Dans son rapport, le vérificateur général a toutefois relevé que dans plus de la moitié des contrats de ce type, «aucun document ne venait appuyer la façon dont les montants prévus avaient été établis», entre le MTQ et les firmes et consortiums qui obtenaient ces contrats.

Dans de nombreux autres cas, le contrat était signé avant même que le MTQ et la firme de génie-conseil ne s'entendent sur les grands paramètres du contrat.

Dans près du tiers des 35 contrats examinés, les contrats étaient conclus avant que la firme bénéficiaire ait présenté une proposition d'honoraires.

Les contrats examinés par le VGQ datent toutefois d'avant 2008-2009.

Consortiums

En 2008-2009, 5 des 22 contrats négociés directement entre le ministère et les firmes d'ingénieurs concernaient la surveillance des travaux de prolongement de l'autoroute 50, entre Gatineau et Lachute. Ces cinq contrats, accordés aux firmes Genivar et CIMA, ont totalisé environ 11,8 millions.

Trois des contrats ont été attribués aux firmes BPR, Roche et SNC-Lavalin, pour la surveillance des chantiers de la route 175, dans le parc des Laurentides. Les trois contrats ont totalisé plus de 12,6 millions.

La quasi-totalité des autres contrats de surveillance (13 sur 22) ont été attribués à des coentreprises ou des consortiums composés de deux ou trois firmes de génie-conseil. La société Genivar, qui possède des participations dans sept de ces consortiums, a été la plus active en 2008-2009. SNC-Lavalin (cinq consortiums) et CIMA (quatre consortiums) ont été les autres entreprises les plus occupées par les grands chantiers routiers du MTQ.

Un seul des contrats négociés par le MTQ ne concernait pas des travaux d'ingénierie.
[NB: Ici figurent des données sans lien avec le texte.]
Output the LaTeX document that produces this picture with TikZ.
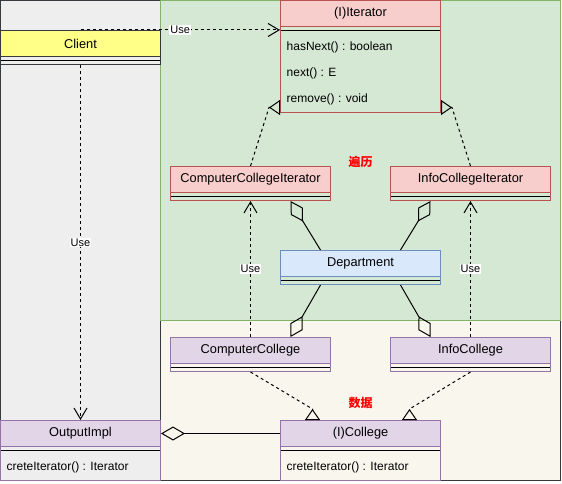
\documentclass[tikz,border=0pt]{standalone}
\usepackage{fontspec}
\setmainfont{Liberation Sans}
\newfontfamily\cjkfont{Noto Sans CJK SC}
\usetikzlibrary{arrows.meta}
\definecolor{darkline}{HTML}{36393D}
\definecolor{grayfill}{HTML}{EEEEEE}
\definecolor{greenfill}{HTML}{D5E8D4}
\definecolor{greenline}{HTML}{82B366}
\definecolor{beigefill}{HTML}{F9F7ED}
\definecolor{yellowfill}{HTML}{FFFF88}
\definecolor{pinkfill}{HTML}{F8CECC}
\definecolor{pinkline}{HTML}{B85450}
\definecolor{bluefill}{HTML}{DAE8FC}
\definecolor{blueline}{HTML}{6C8EBF}
\definecolor{purplefill}{HTML}{E1D5E7}
\definecolor{purpleline}{HTML}{9673A6}

\begin{document}
\begin{tikzpicture}[
  head_box/.style={rectangle, minimum width=160pt, minimum height=26pt, inner sep=0pt, line width=1pt, font=\fontsize{12.8}{15}\selectfont},
  body_box/.style={rectangle, minimum width=160pt, inner sep=0pt, line width=1pt, path picture={\draw[black, line width=1pt] ([yshift=-4pt]path picture bounding box.north west) -- ([yshift=-4pt]path picture bounding box.north east);}},
  member/.style={inner sep=0pt, font=\fontsize{12}{14}\selectfont},
  yellow_cls/.style={fill=yellowfill, draw=darkline},
  pink_cls/.style={fill=pinkfill, draw=pinkline},
  blue_cls/.style={fill=bluefill, draw=blueline},
  purple_cls/.style={fill=purplefill, draw=purpleline},
  use_line/.style={line width=1pt, dash pattern=on 3pt off 3pt, -{Straight Barb[length=11pt, width=13pt, line width=1pt]}},
  impl_line/.style={line width=1pt, dash pattern=on 3pt off 3pt, -{Triangle[open, reversed, length=11pt, width=15pt, line width=1pt]}},
  agg_line/.style={line width=1pt, -{Diamond[open, length=24pt, width=14pt, line width=1pt]}},
  use_label/.style={fill=white, inner sep=1pt, font=\fontsize{11}{13}\selectfont},
  zone_label/.style={text=red, font=\cjkfont\bfseries\fontsize{12}{14}\selectfont},
]
\useasboundingbox (-0.5pt,0.5pt) rectangle (561.5pt,-483.5pt);
\draw[fill=grayfill, draw=darkline, line width=1pt] (0pt,0pt) rectangle (160pt,-480pt);
\draw[fill=beigefill, draw=darkline, line width=1pt] (160pt,-320pt) rectangle (560pt,-480pt);
\draw[fill=greenfill, draw=greenline, line width=1pt] (160pt,0pt) rectangle (560pt,-320pt);

\draw (80pt,-43pt) node (client) [head_box, yellow_cls] {Client};
\draw (80pt,-60pt) node (client_body) [body_box, draw=darkline, minimum height=8pt] {};

\draw (360pt,-13pt) node (iter) [head_box, pink_cls] {(I)Iterator};
\draw (360pt,-69pt) node (iter_body) [body_box, draw=pinkline, minimum height=86pt] {};
\draw (286pt,-47pt) node (iter_m1) [member, right] {hasNext() : boolean};
\draw (286pt,-73pt) node (iter_m2) [member, right] {next() : E};
\draw (286pt,-99pt) node (iter_m3) [member, right] {remove() : void};

\draw (250pt,-179pt) node (cci) [head_box, pink_cls] {ComputerCollegeIterator};
\draw (250pt,-196pt) node (cci_body) [body_box, draw=pinkline, minimum height=8pt] {};
\draw (470pt,-179pt) node (ici) [head_box, pink_cls] {InfoCollegeIterator};
\draw (470pt,-196pt) node (ici_body) [body_box, draw=pinkline, minimum height=8pt] {};

\draw (360pt,-263pt) node (dept) [head_box, blue_cls] {Department};
\draw (360pt,-280pt) node (dept_body) [body_box, draw=blueline, minimum height=8pt] {};

\draw (250pt,-350pt) node (cc) [head_box, purple_cls] {ComputerCollege};
\draw (250pt,-367pt) node (cc_body) [body_box, draw=purpleline, minimum height=8pt] {};
\draw (470pt,-350pt) node (ic) [head_box, purple_cls] {InfoCollege};
\draw (470pt,-367pt) node (ic_body) [body_box, draw=purpleline, minimum height=8pt] {};

\draw (80pt,-433pt) node (outimpl) [head_box, purple_cls] {OutputImpl};
\draw (80pt,-463pt) node (outimpl_body) [body_box, draw=purpleline, minimum height=34pt] {};
\draw (6pt,-467pt) node (outimpl_m1) [member, right] {creteIterator() : Iterator};

\draw (360pt,-433pt) node (college) [head_box, purple_cls] {(I)College};
\draw (360pt,-463pt) node (college_body) [body_box, draw=purpleline, minimum height=34pt] {};
\draw (286pt,-467pt) node (college_m1) [member, right] {creteIterator() : Iterator};

\draw (360pt,-161pt) node (walk_lbl) [zone_label] {遍历};
\draw (360pt,-402pt) node (data_lbl) [zone_label] {数据};

\draw[use_line] (client.north) -- (client.north -| iter_body.west) node [use_label, midway] {Use};
\draw[use_line] (client_body.south) -- (outimpl.north) node [use_label, midway] {Use};
\draw[use_line] (cc.north) -- (cci_body.south) node [use_label, midway] {Use};
\draw[use_line] (ic.north) -- (ici_body.south) node [use_label, midway] {Use};

\draw[impl_line] (cci.north) -- ([xshift=-11pt, yshift=5.5pt]iter_body.south west) -- ([yshift=5.5pt]iter_body.south west);
\draw[impl_line] (ici.north) -- ([xshift=11pt, yshift=5.5pt]iter_body.south east) -- ([yshift=5.5pt]iter_body.south east);
\draw[impl_line] (cc_body.south) -- ([xshift=-48pt, yshift=11pt]college.north) -- ([xshift=-48pt]college.north);
\draw[impl_line] (ic_body.south) -- ([xshift=49pt, yshift=11pt]college.north) -- ([xshift=49pt]college.north);

\draw[agg_line] ([xshift=-40pt]dept.north) -- ([xshift=40pt]cci_body.south);
\draw[agg_line] ([xshift=40pt]dept.north) -- ([xshift=-40pt]ici_body.south);
\draw[agg_line] ([xshift=-40pt]dept_body.south) -- ([xshift=40pt]cc.north);
\draw[agg_line] ([xshift=40pt]dept_body.south) -- ([xshift=-40pt]ic.north);
\draw[agg_line] (college.west) -- (outimpl.east);
\end{tikzpicture}
\end{document}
La numérisation des dossiers des ponts et autres ouvrages d'art du réseau routier a été réalisée par le Centre de services partagés du Québec (CSPQ), un organisme gouvernemental, au coût d'un peu plus de 5 millions, pour donner suite à une recommandation de la commission Johnson sur l'effondrement du viaduc de la Concorde, survenu en 2006.